Run method options

The PipelineManager.run() function is the core of pypiper. In its simplest case, all you need to provide is a command to run, but it can be much more powerful with additional arguments.

The cmd argument

Normally you just pass a string, but you can also pass a list of commands to run, like this:

pm.run([cmd1, cmd2, cmd3])

Pypiper will treat these commands as a group, running each one in turn (and monitoring them individually for time and memory use). The difference in doing it this way, rather than 3 separate calls to run() is that if the series does not complete, the entire series will be re-run. This is therefore useful to piece together commands that must all be run together.

The target and lock_name arguments

If you provide a target file, then pypiper will first check to see if that target exists, and only run the command if the target does not exist. To prevent two pipelines from running commands on the same target, pypiper will automatically derive a lock file name from your target file. You can use the lock_name argument to override this default. If you do not provide a target, then you will need to provide a lock_name argument because pypiper will not be able to derive one automatically.

The nofail argument

By default, a command that fails will cause the entire pipeline to halt. If you want to provide a command that should not halt the pipeline upon failure, set nofail=True. nofail can be used to implement non-essential parts of the pipeline.

The follow argument

The PipelineManager.run function has an optional argument named follow that is useful for checking or reporting results from a command. To the follow argument you must pass a python function (which may be either a defined function or a lambda function). These follow functions are then coupled to the command that is run; the follow function will be called by python if and only if the command is run.

Why is this useful? The major use cases are QC checks and reporting results. We use a folllow function to run a QC check to make sure processes did what we expect, and then to report that result to the stats file. We only need to check the result and report the statistic once, so it's best to put these kind of checks in a follow function. Often, you'd like to run a function to examine the result of a command, but you only want to run that once, right after the command that produced the result. For example, counting the number of lines in a file after producing it, or counting the number of reads that aligned right after an alignment step. You want the counting process coupled to the alignment process, and don't need to re-run the counting every time you restart the pipeline.
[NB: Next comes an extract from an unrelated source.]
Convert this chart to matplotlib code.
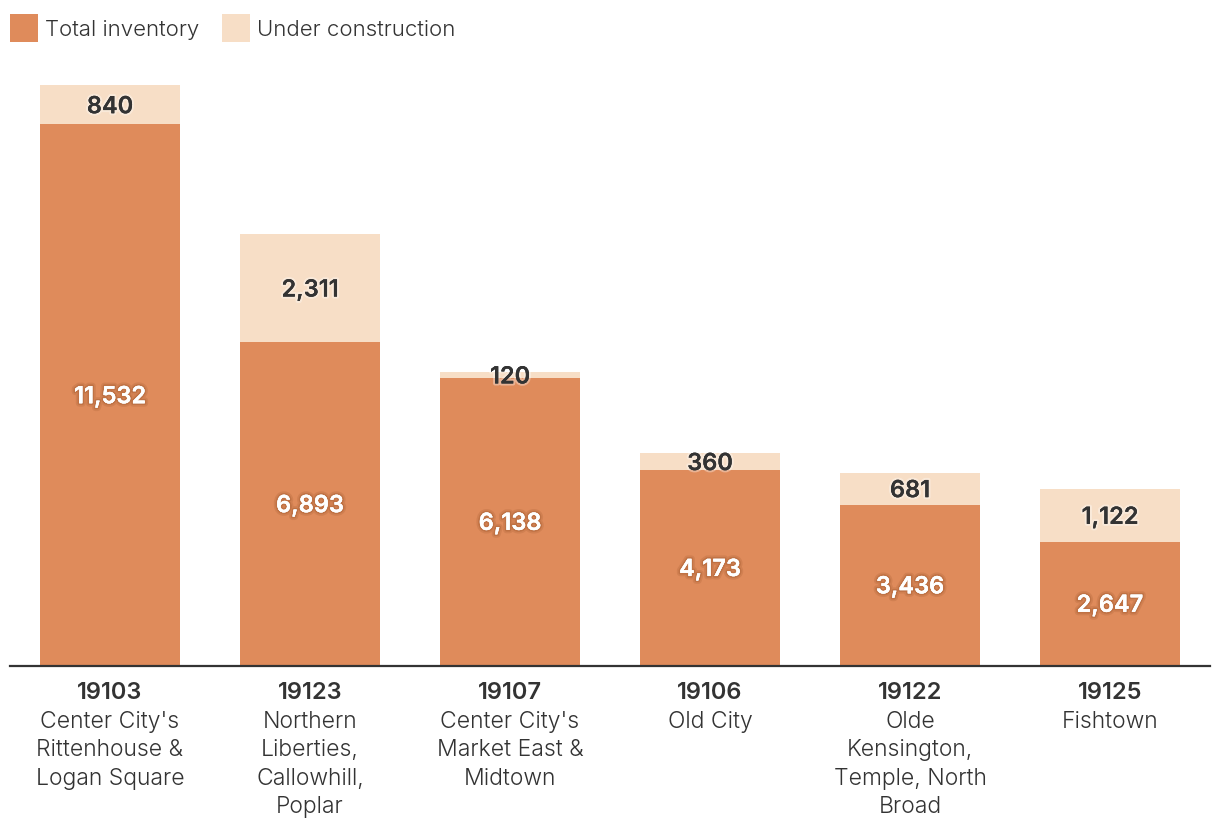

Because pypiper is smart, it will not re-run the alignment once it has been run; so there is no need to re-count the result on every pipeline run!

Follow functions let you avoid running unnecessary processes repeatedly in the event that you restart your pipeline multiple times (for instance, while debugging later steps in the pipeline).

The container argument

If you specify a string here, pypiper will wrap the command in a docker run call using the given container image name.

The shell argument: Python subprocess types

Since Pypiper runs all your commands from within python (using the subprocess python module), it's nice to be aware of the two types of processes that subprocess allows: direct processes and shell processes.

Direct process: A direct process is executed and managed by Python, so Python retains control over the process completely. This enables Python to monitor the memory use of the subprocess and keep track of it more efficiently. The disadvantage is that you may not use shell-specific operators; for instance, a shell like Bash is what understands an asterisk (*) for wildcard expansion, or a bracket (>) for output redirection, or a pipe (|) to string commands together; these therefore cannot be used in direct subprocesses in Python.

Shell process: In a shell process, Python first spawns a shell, and then runs the command in that shell. The spawned shell is the process controlled by Python, but processes in the shell are not. This allows you to use shell operators (e.g. *, >), but at the cost of the ability to monitor each command independently, because Python does not have direct control over subprocesses run inside a subshell.

Because we'd like to run direct subprocesses whenever possible, pypiper includes 2 nice provisions that help us deal with shell processes. First, pypiper automatically divides commands with pipes (|) and executes them as direct processes. This enables you to pass a piped shell command, but still get the benefit of a direct process. Each process in the pipe is monitored for return value and for memory use individually, and this information is reported in the pipeline log. Nice! Second, pypiper uses the psutil module to monitor memory of all child processes. That means when you use a shell process, we do monitor the memory use of that process (and any other processes it spawns), which gives us more accurate memory monitoring -- but not from each task individually.

You can force Pypiper by specifying shell=True or shell=False to the run function, but really, you shouldn't have to. By default Pypiper will try to guess: if your command contains * or >, it will be run in a shell. If it contains a pipe (|), it will be split and run as direct, piped subprocesses. Anything else will be run as a direct subprocess.